Eastern Michigan University President Susan Martin held an informal open dialogue Tuesday with the campus community in the food court of the Student Center.
Martin brought a handful of campus officials to help answer any questions students had, in case Martin didn’t know the answer, or wasn’t able to give an as in-depth of an answer as the student might need.
Martin provided a brief overview of what was going on at EMU, events coming up and changes for the better such as the percentage of incoming freshmen with a 3.0 grade point average this school year increasing to 9,000 from last year’s 6,800.
Martin also discussed things that needed to be worked on, such as the budget.
“Our biggest challenge this year will be working to stretch our budget,” Martin said.
She also talked about upcoming campus events such as Martin Luther King Jr. day, a diversity forum, and reminded students and faculty to support EMU’s athletic teams.
Martin took time to congratulate the women’s basketball team for their recent win.
After giving the overview, Martin allowed questions and comments from the audience regarding campus matters.
Some students asked questions regarding financial aid and the advising system at EMU, in which Martin talked about plans to introduce “Red Lantern” to students, an online program
to help students self-assess for advising.
One freshman shared her story of not being able to afford books for her classes for the school year, because she was only given a $26 refund after financial aid.
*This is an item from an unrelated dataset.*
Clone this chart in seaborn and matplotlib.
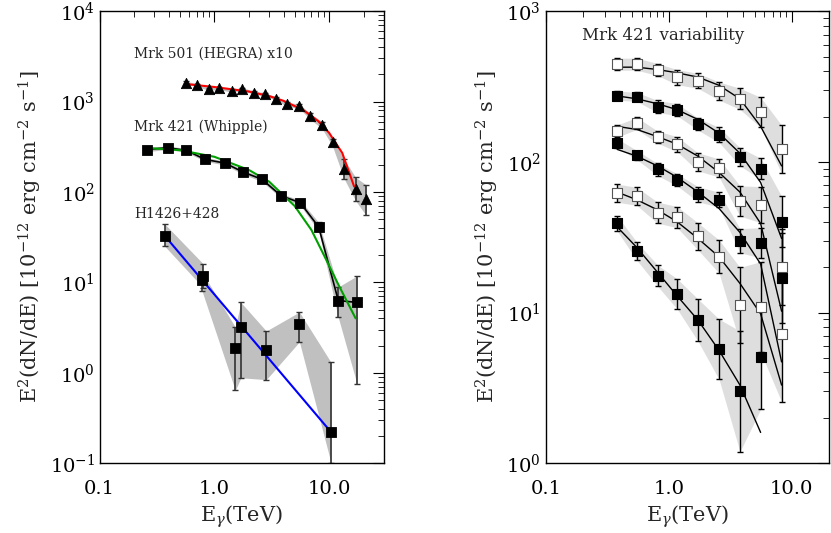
import numpy as np
import pandas as pd
import matplotlib
matplotlib.use("Agg")
import matplotlib.pyplot as plt
import seaborn as sns

# ---- left panel data ----
e501 = [0.56, 0.71, 0.89, 1.1, 1.41, 1.74, 2.19, 2.75, 3.47, 4.3, 5.5, 6.8, 8.7, 10.7, 13.5, 17, 21]
f501 = [1620, 1520, 1380, 1410, 1320, 1380, 1260, 1200, 1080, 930, 890, 690, 550, 355, 180, 107, 83]
f501_lo = [1560, 1460, 1330, 1360, 1270, 1330, 1210, 1150, 1030, 880, 840, 640, 500, 320, 140, 80, 55]
f501_hi = [1680, 1580, 1430, 1460, 1370, 1430, 1310, 1250, 1130, 980, 940, 740, 600, 390, 230, 145, 120]
fit501_e = [0.6, 1.0, 2.0, 3.0, 4.0, 6.0, 8.0, 10.0, 13.0, 16.5]
fit501_f = [1550, 1450, 1290, 1150, 1020, 800, 610, 450, 270, 115]

e421 = [0.26, 0.39, 0.57, 0.83, 1.23, 1.78, 2.6, 3.8, 5.6, 8.1, 12, 17.5]
f421 = [295, 309, 288, 229, 209, 166, 138, 91, 76, 41, 6.3, 6.0]
f421_lo = [280, 295, 275, 218, 199, 157, 130, 86, 71, 37, 4.1, 0.75]
f421_hi = [310, 324, 302, 241, 220, 176, 146, 96, 81, 46, 8.9, 11.8]
fit421_e = [0.28, 0.5, 1.0, 2.0, 3.0, 5.0, 7.0, 9.0, 12.0, 17.0]
fit421_f = [305, 290, 245, 175, 130, 70, 38, 20, 9.5, 4.0]

e1426 = [0.37, 0.80, 0.78, 1.52, 1.70, 2.83, 5.5, 10.4]
f1426 = [33, 11.7, 10.5, 1.9, 3.2, 1.8, 3.5, 0.22]
f1426_lo = [25, 8.7, 8.0, 0.64, 0.88, 0.84, 2.2, 0.1]
f1426_hi = [44, 16, 13, 3.2, 6.0, 2.9, 4.7, 1.3]
fit1426_e = [0.4, 10.4]
fit1426_f = [29, 0.22]

# ---- right panel data: Mrk 421 variability ----
e_var = [0.38, 0.55, 0.81, 1.17, 1.73, 2.57, 3.8, 5.6, 8.3]
var_f = [
    [445, 445, 410, 365, 345, 295, 262, 213, 121],
    [275, 270, 233, 222, 178, 151, 108, 90, 40],
    [160, 180, 146, 131, 100, 91, 55, 52, 20],
    [133, 111, 89, 76, 61, 56, 30, 29, 17],
    [62, 59, 46, 43, 32, 23.5, 11.2, 10.9, 7.2],
    [39, 25.5, 17.6, 13.3, 8.9, 5.7, 3.0, 5.1],
]
var_err = [
    [0.04, 0.04, 0.04, 0.05, 0.05, 0.06, 0.07, 0.10, 0.16],
    [0.03, 0.03, 0.04, 0.04, 0.04, 0.05, 0.06, 0.07, 0.17],
    [0.04, 0.04, 0.04, 0.05, 0.06, 0.06, 0.10, 0.12, 0.25],
    [0.03, 0.03, 0.04, 0.04, 0.05, 0.05, 0.08, 0.10, 0.30],
    [0.06, 0.06, 0.07, 0.07, 0.09, 0.11, 0.25, 0.30, 0.45],
    [0.05, 0.06, 0.07, 0.10, 0.14, 0.20, 0.40, 0.35],
]
var_open = [True, False, True, False, True, False]
var_fit = [
    [425, 425, 410, 390, 365, 322, 262, 172, 94],
    [274, 262, 243, 222, 191, 155, 114, 73, 31],
    [172, 164, 147, 131, 109, 85, 63, 39, 10.2],
    [121, 109, 94, 79, 63, 49, 34, 21, 4.7],
    [63, 56, 48, 40, 31, 23.4, 15.6, 9.8, 3.3],
    [37, 27, 18.5, 12.9, 8.9, 5.6, 3.3, 1.6],
]

sns.set_style("white")
plt.rcParams["font.family"] = ["DejaVu Serif"]
plt.rcParams["mathtext.fontset"] = "dejavuserif"

fig = plt.figure(figsize=(8.31, 5.33), dpi=100)
ax1 = fig.add_axes([0.120, 0.131, 0.342, 0.848])
ax2 = fig.add_axes([0.657, 0.131, 0.340, 0.848])


def style_axis(ax, xlim, ylim):
    ax.set_xscale("log")
    ax.set_yscale("log")
    ax.set_xlim(*xlim)
    ax.set_ylim(*ylim)
    for s in ax.spines.values():
        s.set_color("black")
        s.set_linewidth(1.0)
    ax.tick_params(which="both", direction="in", top=True, right=True, colors="black", labelsize=14)
    ax.tick_params(which="major", length=8)
    ax.tick_params(which="minor", length=4)
    ax.set_xticks([0.1, 1, 10])
    ax.set_xticklabels(["0.1", "1.0", "10.0"])
    ax.tick_params(axis="x", pad=12)
    ax.set_xlabel(r"E$_\gamma$(TeV)", fontsize=15)
    ax.set_ylabel(r"E$^2$(dN/dE) [10$^{-12}$ erg cm$^{-2}$ s$^{-1}$]", fontsize=15)


# left panel
def source(ax, e, f, lo, hi, fit_e, fit_f, fitcol, marker, connect):
    ax.fill_between(e, lo, hi, color="#c0c0c0", lw=0, zorder=1)
    if connect:
        sns.lineplot(x=e, y=f, ax=ax, color="black", lw=1.2, sort=False, zorder=3)
    ax.errorbar(e, f, yerr=[np.array(f) - np.array(lo), np.array(hi) - np.array(f)],
                fmt="none", ecolor="#333333", elinewidth=1.2, capsize=2, zorder=2)
    sns.lineplot(x=fit_e, y=fit_f, ax=ax, color=fitcol, lw=1.5, zorder=4)
    sns.scatterplot(x=e, y=f, ax=ax, marker=marker, color="black", s=55,
                    edgecolor="black", zorder=5)


source(ax1, e501, f501, f501_lo, f501_hi, fit501_e, fit501_f, "red", "^", False)
source(ax1, e421, f421, f421_lo, f421_hi, fit421_e, fit421_f, "#00a000", "s", True)
source(ax1, e1426, f1426, f1426_lo, f1426_hi, fit1426_e, fit1426_f, "blue", "s", False)
style_axis(ax1, (0.1, 30), (0.1, 1e4))
ax1.text(0.2, 3400, "Mrk 501 (HEGRA) x10", fontsize=10, va="center")
ax1.text(0.2, 520, "Mrk 421 (Whipple)", fontsize=10, va="center")
ax1.text(0.2, 57, "H1426+428", fontsize=10, va="center")

# right panel
for f, err, op, fit in zip(var_f, var_err, var_open, var_fit):
    n = len(f)
    e = np.array(e_var[:n])
    f = np.array(f)
    err = np.array(err)
    lo = f * 10 ** (-err)
    hi = f * 10 ** err
    ax2.fill_between(e, lo, hi, color="#dedede", lw=0, zorder=1)
    ax2.errorbar(e, f, yerr=[f - lo, hi - f], fmt="none", ecolor="black",
                 elinewidth=1.0, capsize=2, zorder=2)
    sns.lineplot(x=e_var[:len(fit)], y=fit, ax=ax2, color="black", lw=1.0, zorder=3)
    sns.scatterplot(x=e, y=f, ax=ax2, marker="s", s=45,
                    color="white" if op else "black", edgecolor="#555555" if op else "black",
                    linewidth=0.8, zorder=4)
style_axis(ax2, (0.1, 20), (1, 1000))
ax2.text(0.196, 690, "Mrk 421 variability", fontsize=12, va="center")

fig.savefig("out.png", dpi=100)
Her main question to President Martin was what kind of help is available for student’s who come from low-income homes.
President Martin strongly urged the student to go to the financial aid office, but also directed her to Bernice Lindke, associate vice president of student affairs and enrollment management, for assistance.
Other questions and issues such as parking, lighting and usage of the EMU shuttle to the College of Business came up.
EMU Student Government President Antonio Cosme brought up the success of Club Halle, the student government funded program that keeps Halle Library open 24 hours during finals, and also provides students with food and free T-shirts.
“I wanted to know the chances of the University taking this on so it wouldn’t be such a burden for student government to take on Club Halle,” Cosme said.
Martin told Cosme there were plans of taking it on in next year’s budget.
After all of the questions and comments had been addressed, she offered students to come talk to her after about any questions or problems they wanted to talk about they weren’t comfortable talking about in front of everyone.
Martin explained the reason for holding the informal discussions.
“…A desire to be more accessible and more transparent, we wanted students to know how the university is run, get the information they’re asking for, and for [campus officials] to be aware of issues students have,” she said.
The idea for the “Conversations with President Martin” came from the vice president of communications at EMU, Walter Kraft.
“[The idea came from] talking with the president, and we wanted to foster open dialogue, for [the leadership team], but it also gives people an opportunity to ask questions,” Kraft said. “Having campus officials in the audience was no mistake either. “They’re here so we could connect people right on the spot, and resolve any issue a student had.”
According to Kraft, the conversations will continue to take place in the Student Center food court.
“The food court area is a great place for congregating; it has sort of a grassroots feel to it and we wanted an informal setting,” he said. “We wanted to go where the people are.”
The “Conversations with President Martin” will be a monthly event.
The next two open dialogues will be Feb. 8 and March 16.